Venid compañeras mías

a las gradas del altar,

que aquí está la capitana

que venimos a buscar.

Ya repican las campanas,

ya sale la procesión,

ya sale la cruz de plata

y aquél divino Señor.

Coged, mozos, la bandera,

el estandarte y la cruz;

las doncellas, a María,

los casados, a Jesús.

Por allí viene Jesús,

por allí viene su Madre;

haced sitio, caballeros,

para pasar a adorarles.

Quitad el luto a María

algún corazón piadoso,

para que vea a su Hijo

resucitado y hermoso.

 

Entre tanto, las campanas, alegres ‘como unas pascuas’ participan también de la fiesta. Durante la procesión han dejado de repicar. Las lenguas de hierro entrecruzaban sus voces distintas en una filigrana de toques corbos, alternos, rápidos, ‘in crescendo’ cual risa cantarina y contagiosa.

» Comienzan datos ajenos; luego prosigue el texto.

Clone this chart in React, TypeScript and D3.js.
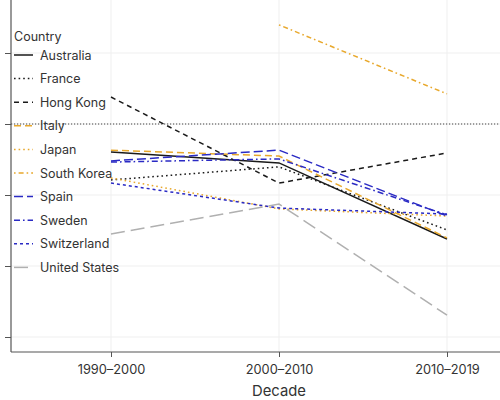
import { useEffect, useRef } from "react";
import * as d3 from "d3";

const decades = ["1990–2000", "2000–2010", "2010–2019"];
const countries = [
  "Australia",
  "France",
  "Hong Kong",
  "Italy",
  "Japan",
  "South Korea",
  "Spain",
  "Sweden",
  "Switzerland",
  "United States",
];
// one value per decade, null where missing
const australia = [0.901, 0.863, 0.595];
const france = [0.803, 0.849, 0.627];
const hongKong = [1.095, 0.792, 0.898];
const italy = [0.908, 0.887, 0.599];
const japan = [0.81, 0.701, 0.676];
const southKorea = [null, 1.349, 1.106];
const spain = [0.87, 0.908, 0.676];
const sweden = [0.866, 0.877, 0.68];
const switzerland = [0.792, 0.704, 0.683];
const unitedStates = [0.613, 0.718, 0.327];
const yTicks = [0.25, 0.5, 0.75, 1, 1.25];
const refLine = 1;

const BLACK = "#1a1a1a";
const GOLD = "#e8a82c";
const BLUE = "#2a2ac4";
const GREY = "#b0b0b0";

const styles: Record<string, { color: string; dash: string }> = {
  Australia: { color: BLACK, dash: "none" },
  France: { color: BLACK, dash: "1.6,3" },
  "Hong Kong": { color: BLACK, dash: "5,4" },
  Italy: { color: GOLD, dash: "7,4" },
  Japan: { color: GOLD, dash: "1.6,3" },
  "South Korea": { color: GOLD, dash: "1.6,3,5,3" },
  Spain: { color: BLUE, dash: "9,4" },
  Sweden: { color: BLUE, dash: "6,3,1.6,3" },
  Switzerland: { color: BLUE, dash: "3,3" },
  "United States": { color: GREY, dash: "14,6" },
};

export default function App() {
  const svgRef = useRef<SVGSVGElement>(null);

  useEffect(() => {
    if (!svgRef.current) return;
    const svg = d3.select(svgRef.current);
    svg.selectAll("*").remove();

    const series = [
      australia,
      france,
      hongKong,
      italy,
      japan,
      southKorea,
      spain,
      sweden,
      switzerland,
      unitedStates,
    ].map((values, i) => ({ name: countries[i], values }));

    const width = 500;
    const height = 400;
    const panel = { left: 11, right: 560, top: -10, bottom: 352 };

    const x = d3.scalePoint<string>().domain(decades).range([111, 447]);
    const y = d3.scaleLinear().domain([0, 1]).range([408, 124]);

    const font = "Inter, 'Noto Sans', sans-serif";

    // grid
    const grid = svg.append("g");
    grid
      .selectAll("line.h")
      .data(yTicks)
      .enter()
      .append("line")
      .attr("x1", panel.left)
      .attr("x2", panel.right)
      .attr("y1", (d) => y(d))
      .attr("y2", (d) => y(d))
      .attr("stroke", "#efefef")
      .attr("stroke-width", 1);
    grid
      .selectAll("line.v")
      .data(decades)
      .enter()
      .append("line")
      .attr("x1", (d) => x(d)!)
      .attr("x2", (d) => x(d)!)
      .attr("y1", panel.top)
      .attr("y2", panel.bottom)
      .attr("stroke", "#efefef")
      .attr("stroke-width", 1);

    // legend
    const legend = svg.append("g").attr("font-family", font);
    legend
      .append("text")
      .attr("x", 14)
      .attr("y", 41)
      .attr("font-size", 12.5)
      .attr("fill", "#333")
      .text("Country");
    countries.forEach((c, i) => {
      const ly = 55 + i * 23.6;
      legend
        .append("line")
        .attr("x1", 14)
        .attr("x2", 33)
        .attr("y1", ly)
        .attr("y2", ly)
        .attr("stroke", styles[c].color)
        .attr("stroke-width", 1.5)
        .attr("stroke-dasharray", styles[c].dash);
      legend
        .append("text")
        .attr("x", 40)
        .attr("y", ly + 4.5)
        .attr("font-size", 12.5)
        .attr("fill", "#333")
        .text(c);
    });

    // reference line
    svg
      .append("line")
      .attr("x1", panel.left)
      .attr("x2", panel.right)
      .attr("y1", y(refLine))
      .attr("y2", y(refLine))
      .attr("stroke", "#444")
      .attr("stroke-width", 1)
      .attr("stroke-dasharray", "1.2,1.8");

    // lines
    const line = d3
      .line<number | null>()
      .defined((d) => d !== null)
      .x((_d, i) => x(decades[i])!)
      .y((d) => y(d as number));

    svg
      .append("g")
      .selectAll("path")
      .data(series)
      .enter()
      .append("path")
      .attr("d", (s) => line(s.values))
      .attr("fill", "none")
      .attr("stroke", (s) => styles[s.name].color)
      .attr("stroke-width", 1.5)
      .attr("stroke-dasharray", (s) => styles[s.name].dash);

    // axes
    const yAxis = svg
      .append("g")
      .attr("transform", `translate(${panel.left},0)`)
      .call(d3.axisLeft(y).tickValues(yTicks).tickSize(6).tickFormat(() => ""));
    yAxis.select(".domain").remove();
    yAxis.selectAll(".tick line").attr("stroke", "#555");
    svg
      .append("line")
      .attr("x1", panel.left)
      .attr("x2", panel.left)
      .attr("y1", panel.top)
      .attr("y2", panel.bottom)
      .attr("stroke", "#555")
      .attr("stroke-width", 1.2);

    const xAxis = svg
      .append("g")
      .attr("transform", `translate(0,${panel.bottom})`)
      .call(d3.axisBottom(x).tickSize(5).tickPadding(8));
    xAxis.select(".domain").remove();
    xAxis.selectAll(".tick line").attr("stroke", "#555");
    xAxis
      .selectAll("text")
      .attr("font-family", font)
      .attr("font-size", 12.8)
      .attr("fill", "#333");
    svg
      .append("line")
      .attr("x1", panel.left)
      .attr("x2", panel.right)
      .attr("y1", panel.bottom)
      .attr("y2", panel.bottom)
      .attr("stroke", "#555")
      .attr("stroke-width", 1.2);

    svg
      .append("text")
      .attr("x", 279)
      .attr("y", 396)
      .attr("text-anchor", "middle")
      .attr("font-family", font)
      .attr("font-size", 14.8)
      .attr("fill", "#333")
      .text("Decade");

    svg.attr("width", width).attr("height", height);
  }, []);

  return (
    <svg
      ref={svgRef}
      width={500}
      height={400}
      style={{ position: "absolute", left: 0, top: 0, background: "#fff" }}
    />
  );
}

Acabadas las ceremonias religiosas se subastaba el ramo. Días antes, las mozas habían elaborado, en el horno público, unos rollos con los que adornar una gran rama de carrasca que los quintos habían ido a cortar. Como era cosa de los jóvenes, las mozas echaban la merienda a los mozos para este cometido de buscar el ramo idóneo. Al salir de misa, el sacerdote lo bendecía y la gente pujaba por cada uno de los roscones, en beneficio de la parroquia.”